El título se las
trae, no he encontrado uno más adecuado para lo que pretendo expresar. Es
sencillo, sin embargo; me refiero al zurriburdi que ha provocado en los medios
la aparición (calculadísima con toda probabilidad) de Pablo Iglesias e Íñigo Errejón enfrentados
sobre cuestiones de estrategia, en el curso de una charla mantenida en su
universidad de verano.
Una imagen, según
una formulación muy conocida, vale más que mil palabras. Eso era antes. Ahora
un icono anula las mil palabras, o
dos mil, o más, de modo que solo la imagen misma sobrevive retroalimentada en
sí misma. No es motivo de reflexión aquello en lo que discrepan los dos
líderes, sino el hecho mismo de la discrepancia. Lo demás desaparece, y en el halo
resplandeciente del liderazgo se empieza a vislumbrar en el planeta Podemos una
disyuntiva artificial: o se es pablista (como Monedero, que se ha apresurado a
sumarse de forma espontánea a la performance), o iñiguista.
Mi hija Albertina,
que ha visitado París este agosto, me cuenta cómo las multitudes de turistas, cámara
o teléfono inteligente en mano, se apretujaban en el museo del Louvre alrededor
de la Mona Lisa y de la Victoria de Samotracia, y desertaban en cambio de la
admiración por la Virgen de las Rocas y otras obras de Leonardo de Vinci, o por
otras esculturas notables del helenismo postclásico. Se daba además con
profusión el engreimiento instintivo del selfie, que nos lleva a eternizar
nuestra propia imagen junto al icono: Mona Lisa y yo. Mejor aún: yo y Mona
Lisa.
En un mundo
abarrotado de signos y de información redundante, y escaso en cambio de tiempo
para la exploración de las zonas en penumbra y los terrenos menos obvios, la
gente tiende a renunciar al análisis y a volcarse sin reservas en lo seguro, en
lo inmediatamente identificable, en la comunión íntima con la marca patentada.
No hay otra explicación; la historia del arte (que es la historia de la
evolución de técnicas de representación muy complejas) acaba por resumirse en
un canon de imágenes estereotipadas, que trascienden no solo su época sino, más
aún, su propia capacidad icónica de representación.
Y del mismo modo,
la complejidad de la aventura política se empequeñece y se banaliza como mecanismo
de adhesión a un líder, elegido personalmente de persona entre unos pocos
posibles, todos ellos, desde luego, provistos de reconocimiento público y
marchamo de garantía.
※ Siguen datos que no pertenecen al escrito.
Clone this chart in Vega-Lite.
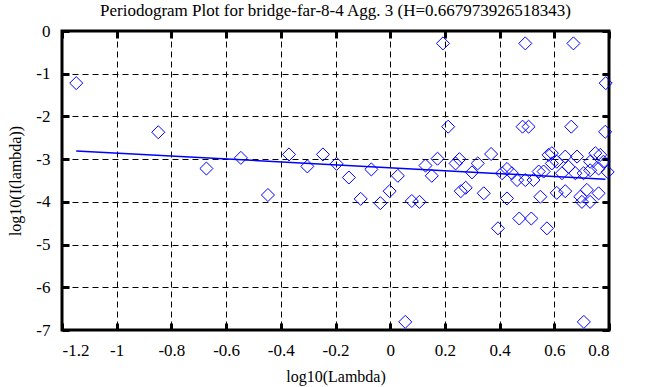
{
  "$schema": "https://vega.github.io/schema/vega-lite/v6.json",
  "width": 547,
  "height": 299,
  "autosize": {"type": "none"},
  "padding": {"left": 62, "top": 31, "right": 54, "bottom": 57},
  "background": "white",
  "title": {"text": "Periodogram Plot for bridge-far-8-4 Agg. 3 (H=0.667973926518343)", "font": "Liberation Serif", "fontSize": 17, "fontWeight": "normal", "color": "black", "anchor": "middle", "offset": 2},
  "config": {
    "font": "Liberation Serif",
    "view": {"stroke": "black", "strokeWidth": 3},
    "axis": {"labelFont": "Liberation Serif", "titleFont": "Liberation Serif", "labelFontSize": 17, "titleFontSize": 16, "titleFontWeight": "normal", "labelColor": "black", "titleColor": "black", "domain": false, "tickColor": "black", "tickWidth": 3, "tickSize": -7, "gridColor": "black", "gridDash": [6, 4], "gridWidth": 1, "gridOpacity": 1, "labelExpr": "replace(format(datum.value, '~g'), '−', '-')"}
  },
  "datasets": {
    "pts": [
      {"x": -1.148, "y": -1.22}, {"x": -0.848, "y": -2.37}, {"x": -0.672, "y": -3.22}, {"x": -0.546, "y": -2.97},
      {"x": -0.447, "y": -3.84}, {"x": -0.370, "y": -2.89}, {"x": -0.303, "y": -3.17}, {"x": -0.246, "y": -2.89},
      {"x": -0.196, "y": -3.11}, {"x": -0.151, "y": -3.43}, {"x": -0.108, "y": -3.93}, {"x": -0.069, "y": -3.24},
      {"x": -0.036, "y": -4.03}, {"x": -0.002, "y": -3.75}, {"x": 0.028, "y": -3.39}, {"x": 0.055, "y": -6.81},
      {"x": 0.079, "y": -3.98}, {"x": 0.107, "y": -4.00}, {"x": 0.129, "y": -3.15}, {"x": 0.152, "y": -3.39},
      {"x": 0.173, "y": -2.99}, {"x": 0.193, "y": -0.29}, {"x": 0.212, "y": -2.24}, {"x": 0.239, "y": -3.10},
      {"x": 0.253, "y": -3.00}, {"x": 0.258, "y": -3.75}, {"x": 0.276, "y": -3.67}, {"x": 0.299, "y": -3.31},
      {"x": 0.320, "y": -3.10}, {"x": 0.342, "y": -3.80}, {"x": 0.369, "y": -2.88}, {"x": 0.394, "y": -4.62},
      {"x": 0.409, "y": -3.33}, {"x": 0.427, "y": -3.23}, {"x": 0.427, "y": -3.92}, {"x": 0.445, "y": -3.33},
      {"x": 0.464, "y": -3.49}, {"x": 0.472, "y": -4.39}, {"x": 0.484, "y": -2.24}, {"x": 0.516, "y": -4.39},
      {"x": 0.494, "y": -0.29}, {"x": 0.494, "y": -3.49}, {"x": 0.506, "y": -2.24}, {"x": 0.524, "y": -3.49},
      {"x": 0.543, "y": -3.29}, {"x": 0.549, "y": -3.88}, {"x": 0.561, "y": -3.29}, {"x": 0.573, "y": -4.62},
      {"x": 0.579, "y": -2.90}, {"x": 0.591, "y": -3.10}, {"x": 0.591, "y": -2.86}, {"x": 0.609, "y": -3.06},
      {"x": 0.609, "y": -3.79}, {"x": 0.640, "y": -3.75}, {"x": 0.628, "y": -3.33}, {"x": 0.640, "y": -2.94},
      {"x": 0.652, "y": -3.18}, {"x": 0.662, "y": -2.24}, {"x": 0.670, "y": -0.29}, {"x": 0.677, "y": -3.33},
      {"x": 0.683, "y": -2.94}, {"x": 0.695, "y": -3.88}, {"x": 0.701, "y": -4.00}, {"x": 0.707, "y": -3.33},
      {"x": 0.708, "y": -6.81}, {"x": 0.719, "y": -3.72}, {"x": 0.731, "y": -3.26}, {"x": 0.731, "y": -3.06},
      {"x": 0.731, "y": -4.00}, {"x": 0.750, "y": -2.86}, {"x": 0.762, "y": -3.22}, {"x": 0.762, "y": -3.80},
      {"x": 0.768, "y": -2.90}, {"x": 0.780, "y": -3.06}, {"x": 0.786, "y": -2.36}, {"x": 0.788, "y": -1.22},
      {"x": 0.795, "y": -3.30}
    ],
    "fit": [
      {"x": -1.148, "y": -2.81}, {"x": 0.787, "y": -3.47}
    ]
  },
  "layer": [
    {
      "data": {"name": "pts"},
      "mark": {"type": "point", "shape": "diamond", "size": 170, "filled": false, "color": "#0000ff", "strokeWidth": 1, "opacity": 1},
      "encoding": {
        "x": {"field": "x", "type": "quantitative", "scale": {"domain": [-1.2, 0.8], "nice": false, "zero": false}, "axis": {"title": "log10(Lambda)", "labelFont": "Liberation Serif", "titleFont": "Liberation Serif", "values": [-1.2, -1, -0.8, -0.6, -0.4, -0.2, 0, 0.2, 0.4, 0.6, 0.8], "grid": true, "labelPadding": 19, "titlePadding": 10}},
        "y": {"field": "y", "type": "quantitative", "scale": {"domain": [-7, 0], "nice": false, "zero": false}, "axis": {"title": "log10(I(lambda))", "labelFont": "Liberation Serif", "titleFont": "Liberation Serif", "values": [0, -1, -2, -3, -4, -5, -6, -7], "grid": true, "labelPadding": 19, "titlePadding": 12}}
      }
    },
    {
      "data": {"name": "fit"},
      "mark": {"type": "line", "color": "#0000ff", "strokeWidth": 1.5},
      "encoding": {
        "x": {"field": "x", "type": "quantitative", "axis": {"orient": "top", "title": null, "labels": false, "grid": false, "values": [-1.2, -1, -0.8, -0.6, -0.4, -0.2, 0, 0.2, 0.4, 0.6, 0.8]}},
        "y": {"field": "y", "type": "quantitative", "axis": {"orient": "right", "title": null, "labels": false, "grid": false, "values": [0, -1, -2, -3, -4, -5, -6, -7]}}
      }
    }
  ],
  "resolve": {"axis": {"x": "independent", "y": "independent"}}
}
El icono definitivo de esta adhesión al líder sería,
también, el envío por facebook al grupo de amigos de un selfie: yo con Pablo,
yo con Íñigo.
Una discusión banal
acerca de la disyuntiva entre “asustar” y “seducir” a porciones de electorado queda,
por ese camino, tipificada como un terremoto interno que amenaza el equilibrio de
poderes en el seno de una opción política: un vuelco eventual susceptible de
priorizar al iñiguismo frente al pablismo como forma preferencial de liderazgo.
O así me ha parecido
entenderlo a partir de lo leído, desde las lejanías griegas, en nuestra siempre
objetiva, sagaz y mirífica prensa digital.